Challenge – Count the lines in the records below that contain the word "code", and reply with only that number.

Records for this task –
----

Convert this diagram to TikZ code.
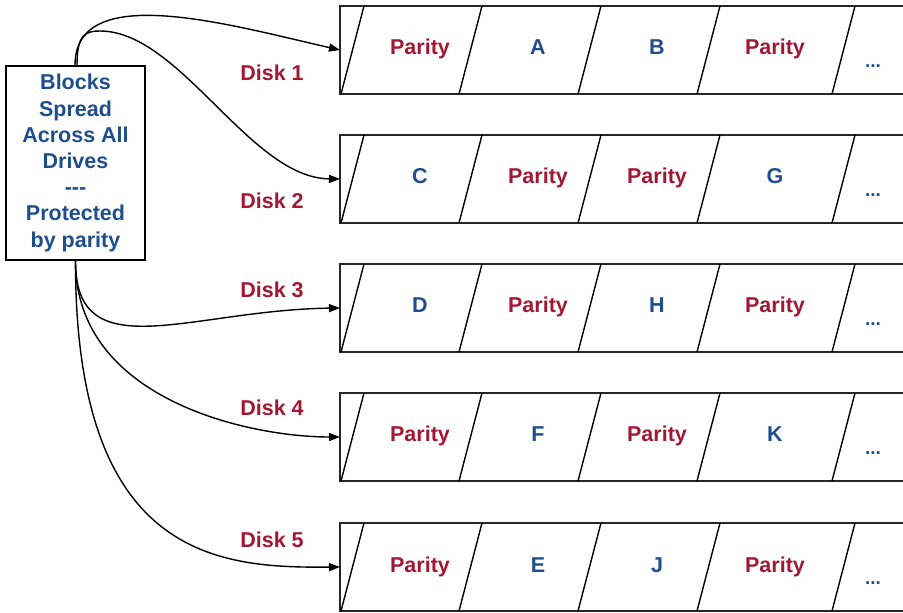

----

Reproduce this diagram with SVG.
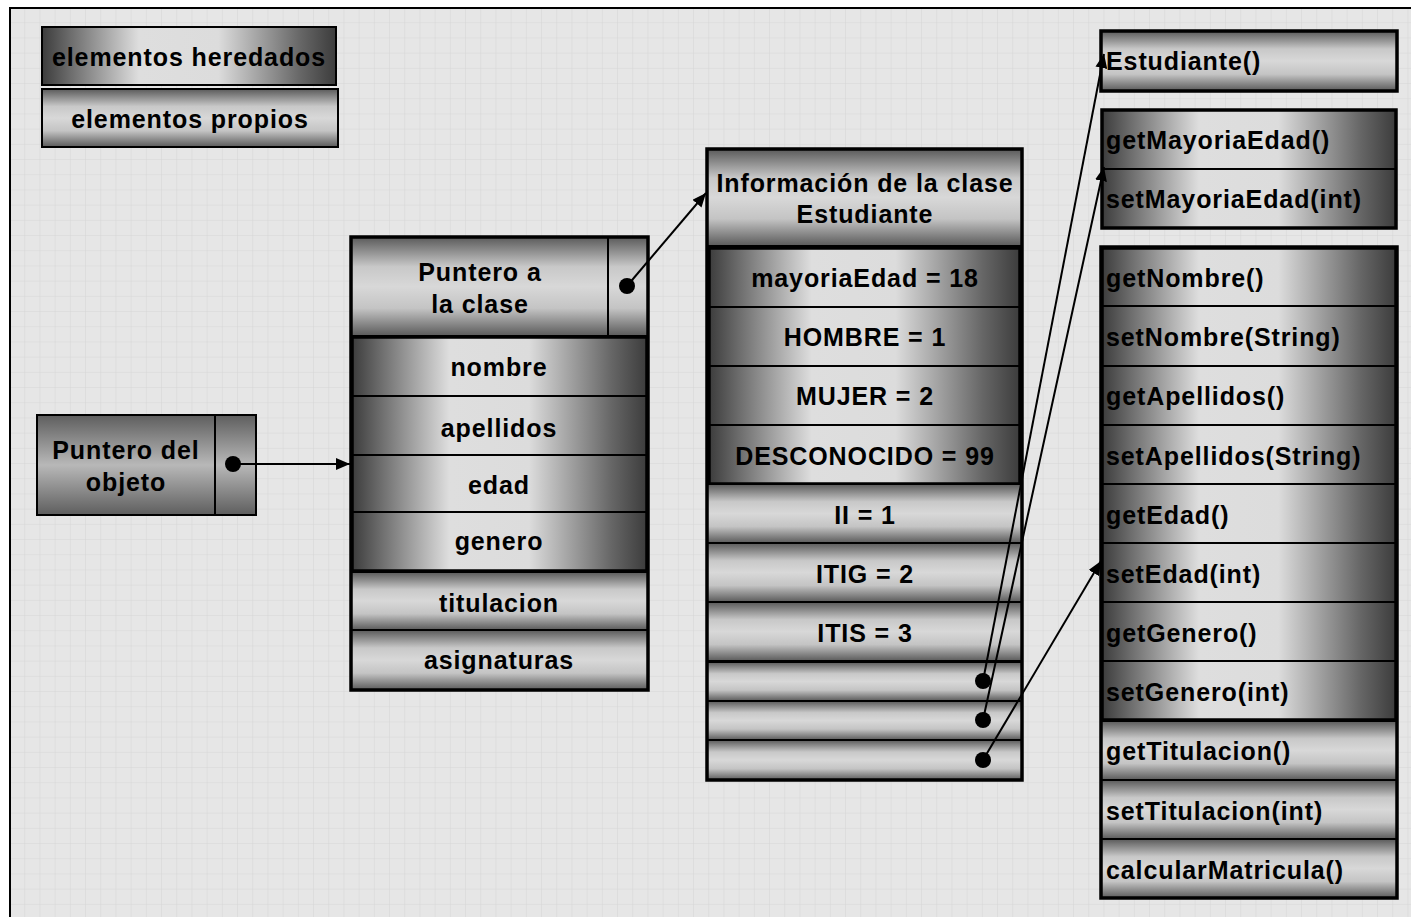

----

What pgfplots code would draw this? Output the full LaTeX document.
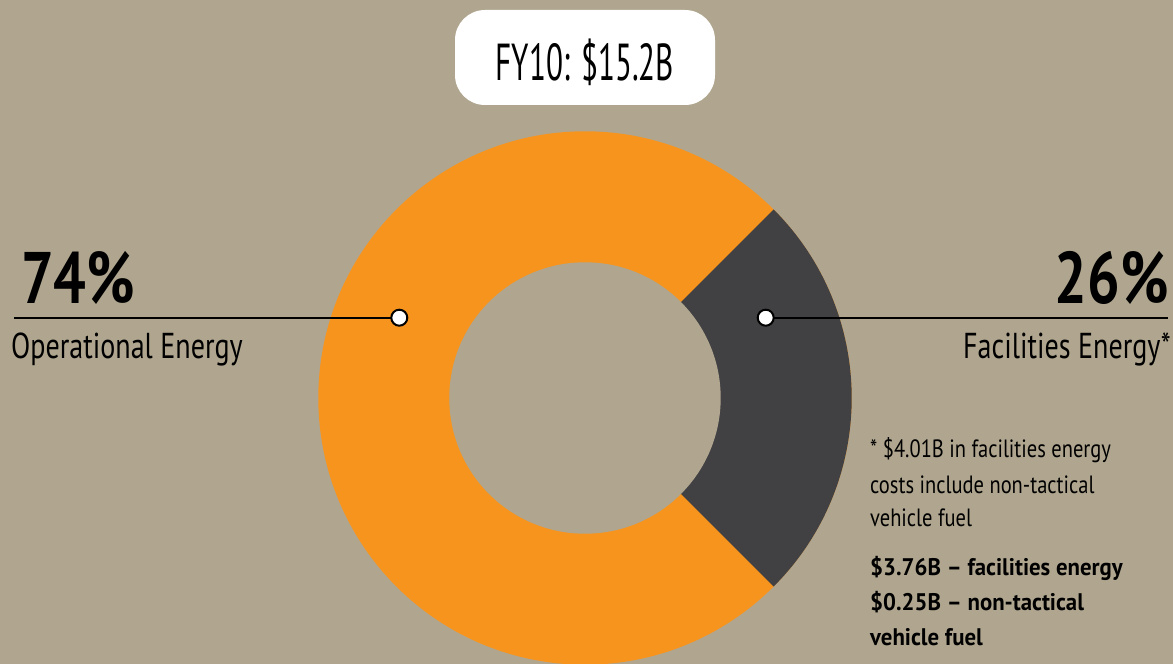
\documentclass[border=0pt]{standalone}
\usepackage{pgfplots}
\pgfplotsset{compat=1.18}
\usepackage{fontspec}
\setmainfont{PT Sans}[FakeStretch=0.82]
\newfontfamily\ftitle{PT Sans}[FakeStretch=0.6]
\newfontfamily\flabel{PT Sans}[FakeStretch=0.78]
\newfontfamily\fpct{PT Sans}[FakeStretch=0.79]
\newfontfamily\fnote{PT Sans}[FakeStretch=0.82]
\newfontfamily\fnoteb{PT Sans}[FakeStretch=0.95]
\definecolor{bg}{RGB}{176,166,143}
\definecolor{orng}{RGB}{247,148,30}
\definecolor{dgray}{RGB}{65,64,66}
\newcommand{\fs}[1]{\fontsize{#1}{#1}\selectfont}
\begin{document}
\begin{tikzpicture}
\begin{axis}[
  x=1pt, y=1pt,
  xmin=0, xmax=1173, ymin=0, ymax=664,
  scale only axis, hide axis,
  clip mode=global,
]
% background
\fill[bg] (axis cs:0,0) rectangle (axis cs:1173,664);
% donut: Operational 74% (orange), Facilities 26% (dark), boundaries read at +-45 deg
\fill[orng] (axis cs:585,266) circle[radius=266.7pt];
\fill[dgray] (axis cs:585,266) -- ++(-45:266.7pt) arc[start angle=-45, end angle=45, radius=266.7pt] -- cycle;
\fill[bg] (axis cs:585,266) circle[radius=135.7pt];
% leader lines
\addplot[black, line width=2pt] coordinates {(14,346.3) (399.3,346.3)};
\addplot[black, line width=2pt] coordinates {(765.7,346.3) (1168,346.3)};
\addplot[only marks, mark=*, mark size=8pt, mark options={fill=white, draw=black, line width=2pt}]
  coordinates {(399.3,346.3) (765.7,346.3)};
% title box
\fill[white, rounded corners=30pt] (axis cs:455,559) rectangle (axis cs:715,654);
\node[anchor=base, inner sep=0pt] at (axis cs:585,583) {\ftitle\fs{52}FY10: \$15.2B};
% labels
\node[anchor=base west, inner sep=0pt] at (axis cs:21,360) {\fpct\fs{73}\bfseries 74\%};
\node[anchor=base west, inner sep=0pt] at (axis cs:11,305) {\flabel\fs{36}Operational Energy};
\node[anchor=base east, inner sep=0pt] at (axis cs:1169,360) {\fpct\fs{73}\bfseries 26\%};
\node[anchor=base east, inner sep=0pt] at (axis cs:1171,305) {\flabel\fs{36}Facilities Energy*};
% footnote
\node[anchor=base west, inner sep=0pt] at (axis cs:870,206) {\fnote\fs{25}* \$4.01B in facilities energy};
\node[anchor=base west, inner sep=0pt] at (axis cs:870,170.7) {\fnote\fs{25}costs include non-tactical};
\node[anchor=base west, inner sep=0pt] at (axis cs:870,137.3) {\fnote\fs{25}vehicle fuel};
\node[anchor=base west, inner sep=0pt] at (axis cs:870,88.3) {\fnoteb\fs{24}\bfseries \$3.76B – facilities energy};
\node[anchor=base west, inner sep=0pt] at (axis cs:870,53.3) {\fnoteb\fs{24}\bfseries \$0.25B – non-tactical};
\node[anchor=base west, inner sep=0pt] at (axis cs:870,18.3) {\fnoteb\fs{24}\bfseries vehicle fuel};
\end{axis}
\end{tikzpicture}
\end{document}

----

Output for this exercise – 2